The lawsuit was filed by Mijente, NorCal Resist, and four individuals who identify as political activists. The suit alleges Clearview AI’s database of images violates the privacy rights of people in California broadly and that the company’s “mass surveillance technology disproportionately harms immigrants and communities of color.”
Sejal Zota, a lawyer for the parties who brought the suit and the legal director at Just Futures Law, told CNN Business that the parties that brought the suit seek an injunction to prevent Clearview AI from being used in California, along with the deletion of face scans of Californians that the company has collected.
“Clearview AI complies with all applicable law and its conduct is fully protected by the First Amendment,” Floyd Abrams, a lawyer for the company, said in a statement to CNN Business on Tuesday.
Facial recognition technology has grown in prevalence — and controversy — in recent years, popping up everywhere from airport check-in lines to police departments and drugstores.

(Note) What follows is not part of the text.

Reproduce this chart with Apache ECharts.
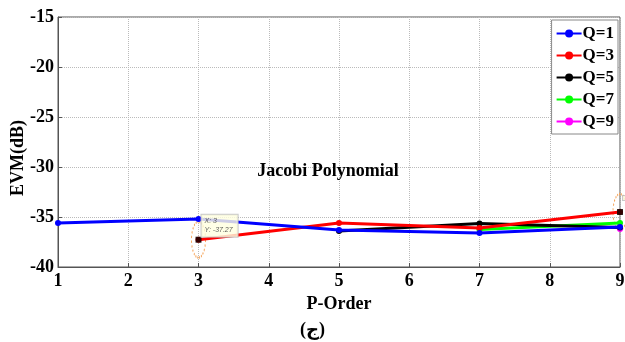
<!DOCTYPE html>
<html><head><meta charset="utf-8">
<script src="https://cdn.jsdelivr.net/npm/echarts@6/dist/echarts.min.js"></script>
<style>html,body{margin:0;padding:0;background:#fff}#c{width:625px;height:342px}</style>
</head><body><div id="c"></div>
<script>
const pOrder = [1, 3, 5, 7, 9];
const q1 = [-35.6, -35.2, -36.3, -36.6, -36.0];
const q3 = [null, -37.27, -35.6, -36.1, -34.5];
const q5 = [null, null, -36.4, -35.65, -36.05];
const q7 = [null, null, null, -36.25, -35.6];
const q9 = [null, null, null, null, -36.2];
const names = ['Q=1', 'Q=3', 'Q=5', 'Q=7', 'Q=9'];
const colors = ['#0000ff', '#ff0000', '#000000', '#00ff00', '#ff00ff'];
const yTicks = [-40, -35, -30, -25, -20, -15];
const xTicks = [1, 2, 3, 4, 5, 6, 7, 8, 9];
const tipPoint = [3, -37.27];
const tipPoint2 = [9, -34.5];

const serif = "'Liberation Serif','DejaVu Serif',serif";
const all = [q1, q3, q5, q7, q9];
function toPairs(arr){ const r=[]; arr.forEach((v,i)=>{ if(v!==null) r.push([pOrder[i], v]); }); return r; }

const series = all.map((arr, i) => ({
  name: names[i], type: 'line', data: toPairs(arr),
  symbol: 'circle', symbolSize: 6, showSymbol: true,
  lineStyle: { width: 3, color: colors[i] },
  itemStyle: { color: colors[i] },
  z: 10 - i
}));
series[1].markPoint = {
  symbol: 'circle', symbolSize: [14, 36], silent: true,
  itemStyle: { color: 'rgba(0,0,0,0)', borderColor: '#f5a45a', borderWidth: 1.5, borderType: 'dotted' },
  label: { show: false },
  data: [{ coord: tipPoint }, { coord: tipPoint2 }]
};
series.push({
  type: 'scatter', data: [tipPoint, tipPoint2], symbol: 'rect', symbolSize: 6,
  itemStyle: { color: '#000' }, silent: true, z: 20,
  label: { show: true, position: 'right', distance: 0, formatter: p => p.dataIndex === 0 ? 'X: 3\nY: -37.27' : '',
    offset: [0, -14], fontSize: 7, fontStyle: 'italic', color: '#333', fontFamily: 'Liberation Sans',
    backgroundColor: '#ffffe0', borderColor: '#bbb', borderWidth: 1, padding: [2, 5, 2, 3], lineHeight: 9 }
});

const chart = echarts.init(document.getElementById('c'));
chart.setOption({
  animation: false,
  backgroundColor: '#fff',
  grid: { left: 58, right: 5, top: 17, bottom: 75, show: true, borderColor: '#555', borderWidth: 1,
    containLabel: false, outerBoundsMode: 'none' },
  title: { text: 'Jacobi Polynomial', left: 323, top: 157, textAlign: 'center',
    textStyle: { fontFamily: serif, fontWeight: 'bold', fontSize: 18, color: '#000' } },
  legend: {
    orient: 'vertical', right: 7, top: 20, data: names,
    itemWidth: 25, itemHeight: 10, itemGap: 5,
    backgroundColor: '#fff', borderColor: '#888', borderWidth: 1, padding: [5, 4, 4, 4],
    textStyle: { fontFamily: serif, fontWeight: 'bold', fontSize: 17, color: '#000', padding: [0,0,0,-4] }
  },
  xAxis: {
    type: 'value', min: 1, max: 9, interval: 1,
    name: 'P-Order', nameLocation: 'middle', nameGap: 24,
    nameTextStyle: { fontFamily: serif, fontWeight: 'bold', fontSize: 18, color: '#000' },
    axisLine: { show: true, lineStyle: { color: '#555' } },
    axisTick: { show: true, inside: true, length: 4, lineStyle: { color: '#555' } },
    axisLabel: { fontFamily: serif, fontWeight: 'bold', fontSize: 18, color: '#000', margin: 5,
      formatter: v => xTicks.includes(v) ? String(v) : '' },
    splitLine: { show: true, lineStyle: { color: '#bbb', type: 'dotted', width: 1 } }
  },
  yAxis: {
    type: 'value', min: -40, max: -15, interval: 5,
    axisLine: { show: true, lineStyle: { color: '#555' } },
    axisTick: { show: true, inside: true, length: 4, lineStyle: { color: '#555' } },
    axisLabel: { fontFamily: serif, fontWeight: 'bold', fontSize: 18, color: '#000', margin: 4,
      formatter: v => yTicks.includes(v) ? String(v) : '' },
    splitLine: { show: true, lineStyle: { color: '#bbb', type: 'dotted', width: 1 } }
  },
  graphic: [{
    type: 'text', x: 18, y: 158, rotation: Math.PI / 2,
    style: { text: 'EVM(dB)', font: "bold 18px 'Liberation Serif',serif", fill: '#000',
      textAlign: 'center', textVerticalAlign: 'middle' }
  }, {
    type: 'text', left: 'center', top: 321,
    style: { text: '(ج)', font: "bold 18px 'Liberation Serif','DejaVu Sans',serif", fill: '#000' }
  }],
  series: series
});
</script></body></html>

And while it could add a sense of security and convenience for businesses that roll it out, the technology has been widely criticized by privacy advocates who are concerned that it may include racial biases and have the potential for misuse.
Zota said the parties that brought the lawsuit see Clearview’s technology “as a terrifying leap toward a mass surveillance state where people’s movements are tracked the moment they leave their homes.” The individual plaintiffs participated in political movements that are critical of the police and of US Immigration and Customs Enforcement, he said.
“The ability to control their likenesses and biometric identifiers — and to continue to engage in political speech critical of the police and immigration policy, free from the threat of clandestine and invasive surveillance — is vital to Plaintiffs, their members, and their missions,” the lawsuit states.
At the time, a lawyer for Clearview AI responded by saying the ACLU lawsuit was “absurd.”
That lawsuit is ongoing; Clearview filed a motion to dismiss the suit in December, which the ACLU replied to in a legal brief, an ACLU spokesperson told CNN Business.